Your daughter may apologize and act more respectful in the moments following the discipline, but is there a long term effect? Or are you just literally wasting your breath? If she just acts rude again 30 minutes later, perhaps you need to re-examine your disciplinary tactics. As do we all, friend, because I am guilty of the same pointless constant correcting.
A 3 Point Plan to Address Your Feelings
I suggest the following three point plan to see if you can address both of these problems at once: your feeling that your husband throws you under the bus, and your daughter’s heinous attitude.
- Implement a new rule
- Minimize the amount of times you discipline
- Respond to rudeness appropriately
Your husband does all the discipline when he’s home for a period of one week. And you back him up. This can allow you to see which of your daughter’s behaviors actually bother him enough to react. It may be eye opening how different your views are on what requires discipline.

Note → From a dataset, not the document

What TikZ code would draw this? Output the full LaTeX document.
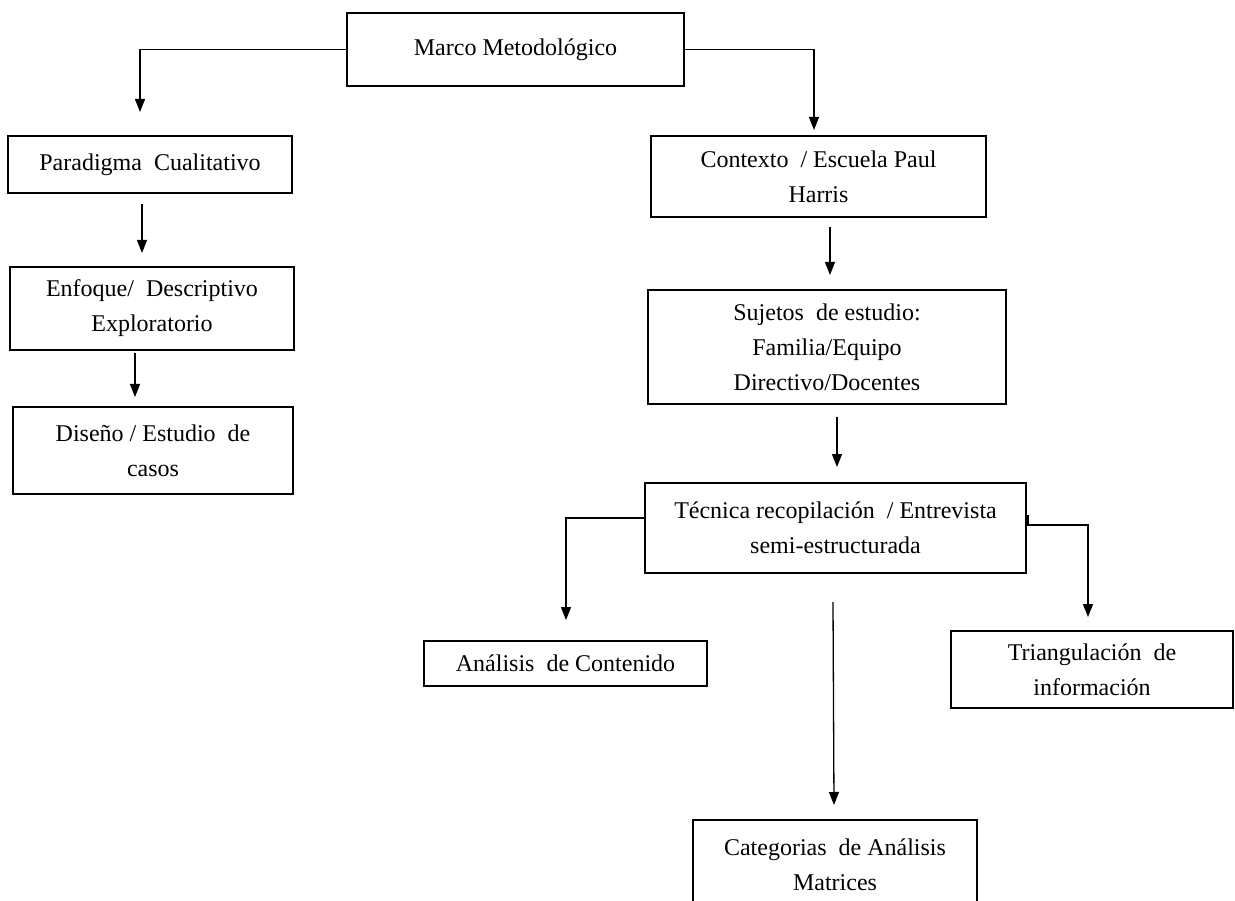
\documentclass[tikz,border=0pt]{standalone}
\usepackage{fontspec}
\setmainfont{Liberation Serif}
\usetikzlibrary{arrows.meta}
\newcommand{\dsp}{\hspace{0.5em}}
\begin{document}
\begin{tikzpicture}[x=1pt,y=-1pt,
  box/.style={draw=black,line width=1.2pt,inner sep=0pt,align=center,
    font=\fontsize{24}{35}\selectfont},
  arr/.style={draw=black,line width=1.3pt,-{Triangle[length=13pt,width=10pt]}}]
\fill[white] (0,0) rectangle (1235,901);
\useasboundingbox (0,0) rectangle (1235,901);

\node[box,minimum width=337pt,minimum height=73pt] (marco) at (515.5,49.5) {Marco Metodológico};
\node[box,minimum width=284pt,minimum height=57pt] (parad) at (150,164.5) {Paradigma\dsp Cualitativo};
\node[box,minimum width=284pt,minimum height=83pt] (enfoque) at (152,308.5) {Enfoque/\dsp Descriptivo\\Exploratorio};
\node[box,minimum width=280pt,minimum height=87pt] (diseno) at (153,450.5) {Diseño / Estudio\dsp de\\casos};
\node[box,minimum width=335pt,minimum height=81pt] (contexto) at (818.5,176.5) {Contexto\dsp / Escuela Paul\\Harris};
\node[box,minimum width=358pt,minimum height=114pt] (sujetos) at (827,347) {Sujetos\dsp de estudio:\\Familia/Equipo\\Directivo/Docentes};
\node[box,minimum width=381pt,minimum height=90pt] (tecnica) at (835.5,528) {Técnica recopilación\dsp / Entrevista\\semi-estructurada};
\node[box,minimum width=283pt,minimum height=45pt] (analisis) at (565.5,663.5) {Análisis\dsp de Contenido};
\node[box,minimum width=282pt,minimum height=77pt] (triang) at (1092,669.5) {Triangulación\dsp de\\información};
\node[box,minimum width=284pt,minimum height=89pt] (categ) at (835,864.5) {Categorias\dsp de Análisis\\Matrices};

% free ends
\coordinate (m1) at (140,112);
\coordinate (m2) at (814,130);
\coordinate (p1) at (142,204);
\coordinate (p2) at (142,253);
\coordinate (e1) at (135,353);
\coordinate (e2) at (135,397);
\coordinate (c1) at (830,227);
\coordinate (c2) at (830,275);
\coordinate (s1) at (837,417);
\coordinate (s2) at (837,467);
\coordinate (t1) at (566,620);
\coordinate (r0) at (1028,515);
\coordinate (r1) at (1088,617);
\coordinate (k1) at (833,602);
\coordinate (k2) at (834,805);

\draw[arr] (marco.west) -| (m1);
\draw[arr] (marco.east) -| (m2);
\draw[arr] (p1) -- (p2);
\draw[arr] (e1) -- (e2);
\draw[arr] (c1) -- (c2);
\draw[arr] (s1) -- (s2);
\draw[arr] ([yshift=10pt]tecnica.west) -| (t1);
\draw[arr] (r0) -- ++(0,10) -| (r1);
\draw[arr] (k1) -- (k2);
\end{tikzpicture}
\end{document}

Implementing a new rule may also help you see that there are different ways to skin a cat. Your husband’s approach may or may not (whatever it is, even ignoring her) work with your child.
If putting your husband in charge of all discipline goes well for the week, make it a long-term solution. If he just avoids any and all engagement with her rudeness and she consequently grows ruder, then you will have to implement plan B: you discipline and he backs you up come hell or high water (with the caveat of being able to express disagreement with your techniques later, and privately).
When he’s out of the house, try to only correct/discipline your child’s behavior two times per day maximum. For real.
Every time she is rude after that, you can choose from the following: (a) ignore, (b) tell her how she is making you feel, or (c) empathize.
What do I mean? Here are some examples:
a) It is 7pm and your husband is home. You say, can you please finish up watching video games? It’s time for homework. Your daughter says, “Oh my god, why are you always bothering me?” You DO NOTHING. You turn to your husband sweetly, and say, “Darling, Madison needs to do her homework. Please deal with this. I will be making lunches for tomorrow. Call me if you need backup. Kiss kiss.” Then you smile angelically at your husband and Madison and float out of the room, unconcerned.
b) You pick up your daughter from school and she asks why your clothes are so embarrassing. You either (a) ignore, (b) say, “it really hurts my feelings when you say stuff like that, or (c) say, “it must be hard to be embarrassed by your mom. I remember feeling like that too.” Empathy, both eliciting hers for you in (b) or expressing it directly in (c) is a wonderful magic ninja technique that often has effects far beyond what we can predict. It may even work on Little Miss Sunshine and could limit your need to engage in more punitive measures. And ignoring will work if what she’s really going for is to get a rise out of you.
Let me briefly address your obvious rebuttal to “My husband could care less if she does her homework and he won’t make her do it and she will fail out of third grade.” I answer: this is called natural consequences.
Your daughter will figure out how to do her homework on her own if the teacher is disappointed in her tomorrow. Her doing homework in third grade is less important than having a happy mother and a calm home environment.
I sincerely doubt your husband could care less. I actually think your abdication may allow him to develop a new appreciation for what you deal with all the time. He will either have to step up to the Attitudinous One himself, or he will chicken out and ask for your help. Either way you’ll be back on the same team. Or else, weirdly, you may see that his default tactic of ignoring the attitude works and Madison ends up doing her own homework. Either way, it’s positive.
Thanks for writing in, and good luck. Until we meet again, I remain, The Bad Cop Blogapist Who Tries to Take Her Own Advice About 80% Of The Time Until That Really High Pitched Whining Becomes Involved And Then It’s Anyone’s Guess What Will Go Down.